▸ WHAT THE TASK REQUIRES
Your task is to transcribe all of the data below exactly, omitting the images.

━━━━

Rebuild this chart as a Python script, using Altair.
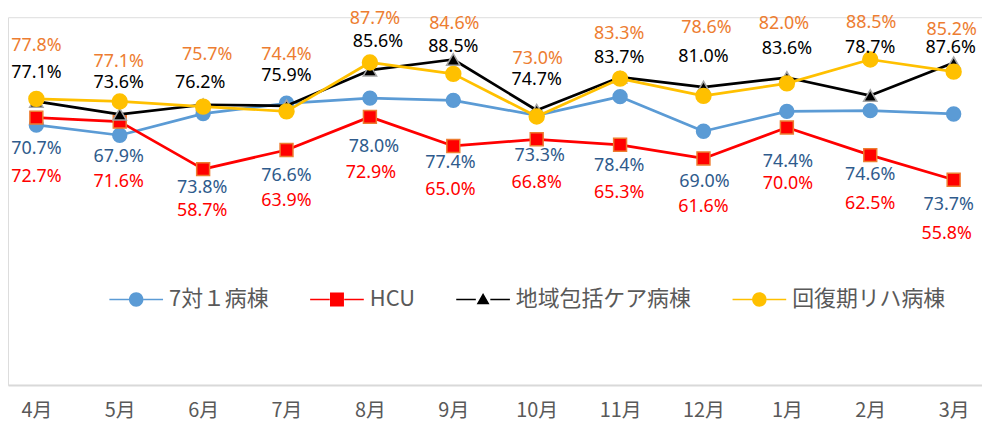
import json
import altair as alt
import pandas as pd

months = ["4月", "5月", "6月", "7月", "8月", "9月", "10月", "11月", "12月", "1月", "2月", "3月"]
series = ["7対１病棟", "HCU", "地域包括ケア病棟", "回復期リハ病棟"]

v_7to1 = [70.7, 67.9, 73.8, 76.6, 78.0, 77.4, 73.3, 78.4, 69.0, 74.4, 74.6, 73.7]
v_hcu = [72.7, 71.6, 58.7, 63.9, 72.9, 65.0, 66.8, 65.3, 61.6, 70.0, 62.5, 55.8]
v_chiiki = [77.1, 73.6, 76.2, 75.9, 85.6, 88.5, 74.7, 83.7, 81.0, 83.6, 78.7, 87.6]
v_kaifuku = [77.8, 77.1, 75.7, 74.4, 87.7, 84.6, 73.0, 83.3, 78.6, 82.0, 88.5, 85.2]
values = [v_7to1, v_hcu, v_chiiki, v_kaifuku]

# data-label offsets from each marker (pixels), as placed in the original
dy_7to1 = [24, 22, 75, 73, 49, 63, 41, 70, 51, 51, 65, 92]
dx_7to1 = [0, -1, -1, 0, 4, -3, 3, -1, 1, 1, 0, -5]
dy_hcu = [60, 61, 42, 51, 56, 44, 44, 48, 49, 57, 49, 55]
dx_hcu = [0, -1, -1, 0, 1, -3, 0, -1, 0, 1, 0, -7]
dy_chiiki = [-29, -31, -22, -30, -28, -13, -30, -19, -30, -29, -48, -15]
dx_chiiki = [0, -1, -3, 0, 8, 0, 0, -1, 0, 0, 0, -3]
dy_kaifuku = [-53, -40, -52, -57, -44, -50, -58, -45, -68, -60, -37, -42]
dx_kaifuku = [0, -1, 4, 0, 5, 1, 1, -1, 3, -3, 1, -2]
dys = [dy_7to1, dy_hcu, dy_chiiki, dy_kaifuku]
dxs = [dx_7to1, dx_hcu, dx_chiiki, dx_kaifuku]

line_colors = ["#5B9BD5", "#FF0000", "#000000", "#FFC000"]
label_colors = ["#2F5B8C", "#FF0000", "#000000", "#ED7D31"]
marker_shapes = ["circle", "square", "triangle-up", "circle"]
marker_sizes = [196, 169, 180, 225]
marker_strokes = ["#5B9BD5", "#ED7D31", "#A5A5A5", "#FFC000"]

# legend symbols: line segment plus marker
seg = "M-1,-0.03 L-0.27,-0.03 L-0.27,0.03 L-1,0.03 Z M0.27,-0.03 L1,-0.03 L1,0.03 L0.27,0.03 Z "
legend_paths = [
    seg + "M0.27,0 A0.27,0.27 0 1,1 -0.27,0 A0.27,0.27 0 1,1 0.27,0 Z",
    seg + "M-0.26,-0.26 L0.26,-0.26 L0.26,0.26 L-0.26,0.26 Z",
    seg + "M0,-0.24 L0.24,0.18 L-0.24,0.18 Z",
    seg + "M0.27,0 A0.27,0.27 0 1,1 -0.27,0 A0.27,0.27 0 1,1 0.27,0 Z",
]

W, H = 980, 370
X_DOMAIN = [-0.34, 11.34]
Y_DOMAIN = [0, 100]
px_per_x = W / (X_DOMAIN[1] - X_DOMAIN[0])
px_per_y = H / (Y_DOMAIN[1] - Y_DOMAIN[0])

rows = []
for s, vals, dy, dx in zip(series, values, dys, dxs):
    for i, (m, v, oy, ox) in enumerate(zip(months, vals, dy, dx)):
        rows.append({"series": s, "month": m, "idx": i, "value": v, "dy": oy, "dx": ox})
df = pd.DataFrame(rows)

font_jp = "Noto Sans CJK JP"

x_axis = alt.Axis(
    title=None, values=list(range(len(months))), labelAngle=0, ticks=False, grid=False,
    labelExpr=json.dumps(months, ensure_ascii=False) + "[datum.value]",
    labelFont=font_jp, labelFontSize=20, labelColor="#595959",
    labelPadding=16, domainColor="#D9D9D9", domainWidth=2,
)
x_scale = alt.Scale(domain=X_DOMAIN, nice=False, zero=False)
y_scale = alt.Scale(domain=Y_DOMAIN, nice=False)

x_enc = alt.X("idx:Q", scale=x_scale, axis=x_axis)
y_enc = alt.Y("value:Q", scale=y_scale, axis=None)

base = alt.Chart(df)
layers = []
for i, s in enumerate(series):
    sub = base.transform_filter(alt.datum.series == s)
    layers.append(
        sub.mark_line(color=line_colors[i], strokeWidth=2.75, strokeJoin="round", strokeCap="round")
        .encode(x=x_enc, y=y_enc)
    )
    layers.append(
        sub.mark_point(
            shape=marker_shapes[i], size=marker_sizes[i], filled=True,
            fill=line_colors[i], stroke=marker_strokes[i], strokeWidth=1.5, opacity=1,
        ).encode(x=x_enc, y=y_enc)
    )

for i, s in enumerate(series):
    sub = base.transform_filter(alt.datum.series == s).transform_calculate(
        label="format(datum.value, '.1f') + '%'",
        lx=f"datum.idx + datum.dx / {px_per_x}",
        ly=f"datum.value - datum.dy / {px_per_y}",
    )
    layers.append(
        sub.mark_text(font="Noto Sans", fontSize=18, color=label_colors[i], baseline="middle", align="center")
        .encode(
            x=alt.X("lx:Q", scale=x_scale, axis=x_axis),
            y=alt.Y("ly:Q", scale=y_scale, axis=None),
            text="label:N",
        )
    )

legend_df = pd.DataFrame({"series": series})
leg_props = dict(
    title=None, orient="none", legendX=102, legendY=257, direction="horizontal", columns=4,
    symbolSize=2916, symbolOpacity=1, symbolStrokeWidth=0, labelFont=font_jp,
    labelFontSize=22, labelColor="#595959", labelOffset=6, columnPadding=41, padding=0,
    labelLimit=0,
)
legend_layer = alt.Chart(legend_df).mark_point(filled=True, opacity=0).encode(
    color=alt.Color("series:N", sort=series, scale=alt.Scale(domain=series, range=line_colors), legend=alt.Legend(**leg_props)),
    shape=alt.Shape("series:N", sort=series, scale=alt.Scale(domain=series, range=legend_paths), legend=alt.Legend(**leg_props)),
)
layers.append(legend_layer)

chart = alt.layer(*layers).properties(
    width=W, height=H, autosize="none",
    padding={"top": 8, "left": 0, "right": 0, "bottom": 37},
).configure_view(stroke=None).configure(background="white")

chart.save("out.html", embed_options={"renderer": "svg", "actions": False})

━━━━

▸ COMPLETED EXERCISE
Rebuild this chart as a Python script, using Altair.
import json
import altair as alt
import pandas as pd

months = ["4月", "5月", "6月", "7月", "8月", "9月", "10月", "11月", "12月", "1月", "2月", "3月"]
series = ["7対１病棟", "HCU", "地域包括ケア病棟", "回復期リハ病棟"]

v_7to1 = [70.7, 67.9, 73.8, 76.6, 78.0, 77.4, 73.3, 78.4, 69.0, 74.4, 74.6, 73.7]
v_hcu = [72.7, 71.6, 58.7, 63.9, 72.9, 65.0, 66.8, 65.3, 61.6, 70.0, 62.5, 55.8]
v_chiiki = [77.1, 73.6, 76.2, 75.9, 85.6, 88.5, 74.7, 83.7, 81.0, 83.6, 78.7, 87.6]
v_kaifuku = [77.8, 77.1, 75.7, 74.4, 87.7, 84.6, 73.0, 83.3, 78.6, 82.0, 88.5, 85.2]
values = [v_7to1, v_hcu, v_chiiki, v_kaifuku]

# data-label offsets from each marker (pixels), as placed in the original
dy_7to1 = [24, 22, 75, 73, 49, 63, 41, 70, 51, 51, 65, 92]
dx_7to1 = [0, -1, -1, 0, 4, -3, 3, -1, 1, 1, 0, -5]
dy_hcu = [60, 61, 42, 51, 56, 44, 44, 48, 49, 57, 49, 55]
dx_hcu = [0, -1, -1, 0, 1, -3, 0, -1, 0, 1, 0, -7]
dy_chiiki = [-29, -31, -22, -30, -28, -13, -30, -19, -30, -29, -48, -15]
dx_chiiki = [0, -1, -3, 0, 8, 0, 0, -1, 0, 0, 0, -3]
dy_kaifuku = [-53, -40, -52, -57, -44, -50, -58, -45, -68, -60, -37, -42]
dx_kaifuku = [0, -1, 4, 0, 5, 1, 1, -1, 3, -3, 1, -2]
dys = [dy_7to1, dy_hcu, dy_chiiki, dy_kaifuku]
dxs = [dx_7to1, dx_hcu, dx_chiiki, dx_kaifuku]

line_colors = ["#5B9BD5", "#FF0000", "#000000", "#FFC000"]
label_colors = ["#2F5B8C", "#FF0000", "#000000", "#ED7D31"]
marker_shapes = ["circle", "square", "triangle-up", "circle"]
marker_sizes = [196, 169, 180, 225]
marker_strokes = ["#5B9BD5", "#ED7D31", "#A5A5A5", "#FFC000"]

# legend symbols: line segment plus marker
seg = "M-1,-0.03 L-0.27,-0.03 L-0.27,0.03 L-1,0.03 Z M0.27,-0.03 L1,-0.03 L1,0.03 L0.27,0.03 Z "
legend_paths = [
    seg + "M0.27,0 A0.27,0.27 0 1,1 -0.27,0 A0.27,0.27 0 1,1 0.27,0 Z",
    seg + "M-0.26,-0.26 L0.26,-0.26 L0.26,0.26 L-0.26,0.26 Z",
    seg + "M0,-0.24 L0.24,0.18 L-0.24,0.18 Z",
    seg + "M0.27,0 A0.27,0.27 0 1,1 -0.27,0 A0.27,0.27 0 1,1 0.27,0 Z",
]

W, H = 980, 370
X_DOMAIN = [-0.34, 11.34]
Y_DOMAIN = [0, 100]
px_per_x = W / (X_DOMAIN[1] - X_DOMAIN[0])
px_per_y = H / (Y_DOMAIN[1] - Y_DOMAIN[0])

rows = []
for s, vals, dy, dx in zip(series, values, dys, dxs):
    for i, (m, v, oy, ox) in enumerate(zip(months, vals, dy, dx)):
        rows.append({"series": s, "month": m, "idx": i, "value": v, "dy": oy, "dx": ox})
df = pd.DataFrame(rows)

font_jp = "Noto Sans CJK JP"

x_axis = alt.Axis(
    title=None, values=list(range(len(months))), labelAngle=0, ticks=False, grid=False,
    labelExpr=json.dumps(months, ensure_ascii=False) + "[datum.value]",
    labelFont=font_jp, labelFontSize=20, labelColor="#595959",
    labelPadding=16, domainColor="#D9D9D9", domainWidth=2,
)
x_scale = alt.Scale(domain=X_DOMAIN, nice=False, zero=False)
y_scale = alt.Scale(domain=Y_DOMAIN, nice=False)

x_enc = alt.X("idx:Q", scale=x_scale, axis=x_axis)
y_enc = alt.Y("value:Q", scale=y_scale, axis=None)

base = alt.Chart(df)
layers = []
for i, s in enumerate(series):
    sub = base.transform_filter(alt.datum.series == s)
    layers.append(
        sub.mark_line(color=line_colors[i], strokeWidth=2.75, strokeJoin="round", strokeCap="round")
        .encode(x=x_enc, y=y_enc)
    )
    layers.append(
        sub.mark_point(
            shape=marker_shapes[i], size=marker_sizes[i], filled=True,
            fill=line_colors[i], stroke=marker_strokes[i], strokeWidth=1.5, opacity=1,
        ).encode(x=x_enc, y=y_enc)
    )

for i, s in enumerate(series):
    sub = base.transform_filter(alt.datum.series == s).transform_calculate(
        label="format(datum.value, '.1f') + '%'",
        lx=f"datum.idx + datum.dx / {px_per_x}",
        ly=f"datum.value - datum.dy / {px_per_y}",
    )
    layers.append(
        sub.mark_text(font="Noto Sans", fontSize=18, color=label_colors[i], baseline="middle", align="center")
        .encode(
            x=alt.X("lx:Q", scale=x_scale, axis=x_axis),
            y=alt.Y("ly:Q", scale=y_scale, axis=None),
            text="label:N",
        )
    )

legend_df = pd.DataFrame({"series": series})
leg_props = dict(
    title=None, orient="none", legendX=102, legendY=257, direction="horizontal", columns=4,
    symbolSize=2916, symbolOpacity=1, symbolStrokeWidth=0, labelFont=font_jp,
    labelFontSize=22, labelColor="#595959", labelOffset=6, columnPadding=41, padding=0,
    labelLimit=0,
)
legend_layer = alt.Chart(legend_df).mark_point(filled=True, opacity=0).encode(
    color=alt.Color("series:N", sort=series, scale=alt.Scale(domain=series, range=line_colors), legend=alt.Legend(**leg_props)),
    shape=alt.Shape("series:N", sort=series, scale=alt.Scale(domain=series, range=legend_paths), legend=alt.Legend(**leg_props)),
)
layers.append(legend_layer)

chart = alt.layer(*layers).properties(
    width=W, height=H, autosize="none",
    padding={"top": 8, "left": 0, "right": 0, "bottom": 37},
).configure_view(stroke=None).configure(background="white")

chart.save("out.html", embed_options={"renderer": "svg", "actions": False})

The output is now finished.